Context Compression via Explicit Information Transmission
AI 摘要
ComprExIT通过显式信息传输实现高效LLM上下文压缩,解决了传统自注意力压缩的局限性。
主要贡献
- 提出ComprExIT框架,解耦压缩和LLM内部自注意力。
- 引入深度和宽度方向的信息传输机制。
- 实验证明ComprExIT优于现有上下文压缩方法,参数量更少。
方法论
ComprExIT利用冻结LLM隐层状态,通过深度信息传输选择性传递信息,再通过宽度信息传输优化信息分配到少量token槽中。
原文摘要
Long-context inference with Large Language Models (LLMs) is costly due to quadratic attention and growing key-value caches, motivating context compression. In this work, we study soft context compression, where a long context is condensed into a small set of continuous representations. Existing methods typically re-purpose the LLM itself as a trainable compressor, relying on layer-by-layer self-attention to iteratively aggregate information.
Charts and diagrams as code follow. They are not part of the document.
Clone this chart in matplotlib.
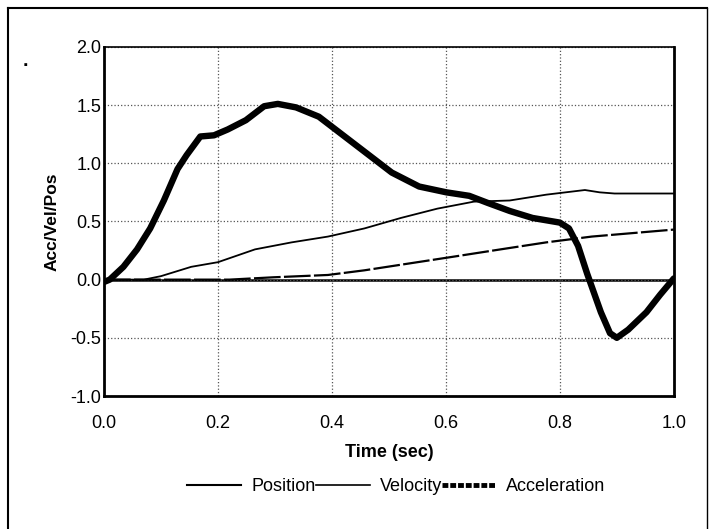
import matplotlib.pyplot as plt
from matplotlib.lines import Line2D

plt.rcParams['font.family'] = ['Liberation Sans', 'DejaVu Sans']

# Acceleration (thick, dotted-looking trace)
acc_t = [0.0, 0.01, 0.034, 0.058, 0.081, 0.105, 0.129, 0.145, 0.169, 0.193, 0.217,
         0.249, 0.281, 0.305, 0.337, 0.377, 0.409, 0.457, 0.505, 0.553, 0.601,
         0.641, 0.673, 0.712, 0.752, 0.800, 0.816, 0.832, 0.848, 0.872, 0.888,
         0.900, 0.920, 0.952, 0.976, 1.0]
acc = [-0.02, 0.0, 0.11, 0.26, 0.44, 0.68, 0.95, 1.07, 1.23, 1.24, 1.29,
       1.37, 1.49, 1.51, 1.48, 1.40, 1.28, 1.10, 0.92, 0.80, 0.75,
       0.72, 0.66, 0.59, 0.53, 0.49, 0.44, 0.29, 0.05, -0.28, -0.46,
       -0.50, -0.43, -0.28, -0.13, 0.01]

# Velocity (thin line)
vel_t = [0.0, 0.07, 0.10, 0.153, 0.20, 0.265, 0.329, 0.393, 0.457, 0.521,
         0.585, 0.649, 0.712, 0.776, 0.844, 0.870, 0.896, 1.0]
vel = [0.0, 0.0, 0.03, 0.11, 0.15, 0.26, 0.32, 0.37, 0.44, 0.53,
       0.61, 0.67, 0.68, 0.73, 0.77, 0.75, 0.74, 0.74]

# Position
pos_t = [0.0, 0.22, 0.297, 0.393, 0.457, 0.537, 0.617, 0.696, 0.776, 0.856, 1.0]
pos = [0.0, 0.0, 0.02, 0.04, 0.08, 0.14, 0.20, 0.26, 0.32, 0.37, 0.43]

fig = plt.figure(figsize=(7.14, 5.29), dpi=100)
ax = fig.add_axes([0.1457, 0.2514, 0.798, 0.660])

ax.plot(pos_t, pos, color='black', lw=1.6, dashes=(12, 1.5))
ax.plot(vel_t, vel, color='black', lw=1.3)
ax.plot(acc_t, acc, color='black', lw=4.6, solid_capstyle='round')
ax.axhline(0, color='black', lw=1.8, zorder=1)

ax.set_xlim(0, 1.0)
ax.set_ylim(-1.0, 2.0)
ax.set_xticks([0.0, 0.2, 0.4, 0.6, 0.8, 1.0])
ax.set_yticks([-1.0, -0.5, 0.0, 0.5, 1.0, 1.5, 2.0])
ax.xaxis.set_major_formatter(plt.FormatStrFormatter('%.1f'))
ax.yaxis.set_major_formatter(plt.FormatStrFormatter('%.1f'))
ax.tick_params(labelsize=13, length=0, pad=2)
ax.tick_params(axis='x', pad=14)
ax.grid(True, color='#555555', ls=':', lw=0.9)
for side in ['left', 'bottom', 'right']:
    ax.spines[side].set_linewidth(2.0)
ax.spines['top'].set_linewidth(1.2)

ax.set_xlabel('Time (sec)', fontsize=13, fontweight='bold', labelpad=8)
ax.set_ylabel('Acc/Vel/Pos', fontsize=12.5, fontweight='bold', labelpad=8)

handles = [Line2D([], [], color='black', lw=1.5),
           Line2D([], [], color='black', lw=1.2),
           Line2D([], [], color='black', lw=3.5, ls=(0, (1.2, 0.4)))]
fig.legend(handles, ['Position', 'Velocity', 'Acceleration'],
           loc='center', bbox_to_anchor=(0.555, 0.08), ncol=3, frameon=False,
           fontsize=13, handlelength=3.0, handletextpad=0.55, columnspacing=0.0)

# outer frame and stray dot
fig.add_artist(Line2D([0.011, 0.011], [0.0, 0.985], color='black', lw=1.5))
fig.add_artist(Line2D([0.011, 0.99], [0.985, 0.985], color='black', lw=1.5))
fig.add_artist(Line2D([0.99, 0.99], [0.0, 0.985], color='black', lw=1.0))
fig.text(0.031, 0.875, '.', fontsize=14, fontweight='bold')

fig.savefig('out.png', dpi=100)
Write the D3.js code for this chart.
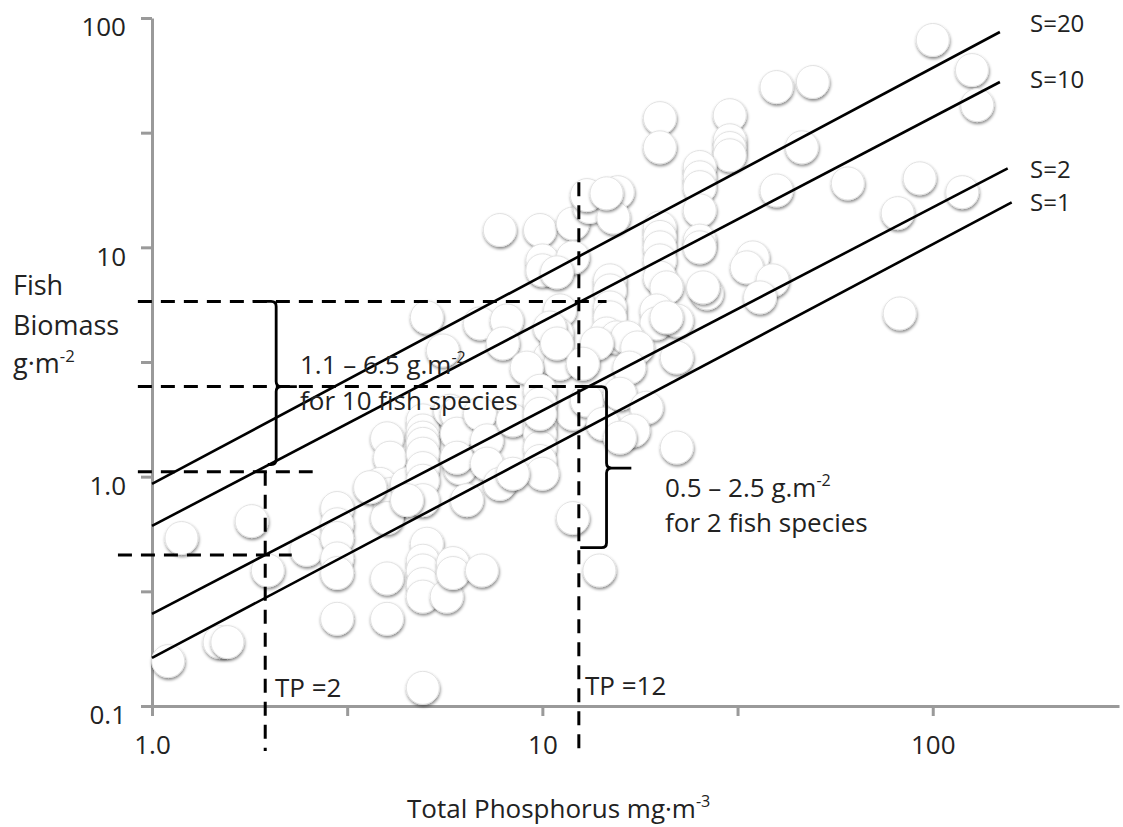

We argue that this paradigm suffers from two structural limitations: (i) progressive representation overwriting across layers (ii) uncoordinated allocation of compression capacity across tokens. We propose ComprExIT (Context Compression via Explicit Information Transmission), a lightweight framework that formulates soft compression into a new paradigm: explicit information transmission over frozen LLM hidden states. This decouples compression from the model's internal self-attention dynamics. ComprExIT performs (i) depth-wise transmission to selectively transmit multi-layer information into token anchors, mitigating progressive overwriting, and (ii) width-wise transmission to aggregate anchors into a small number of slots via a globally optimized transmission plan, ensuring coordinated allocation of information. Across six question-answering benchmarks, ComprExIT consistently outperforms state-of-the-art context compression methods while introducing only ~1% additional parameters, demonstrating that explicit and coordinated information transmission enables more effective and robust long-context compression.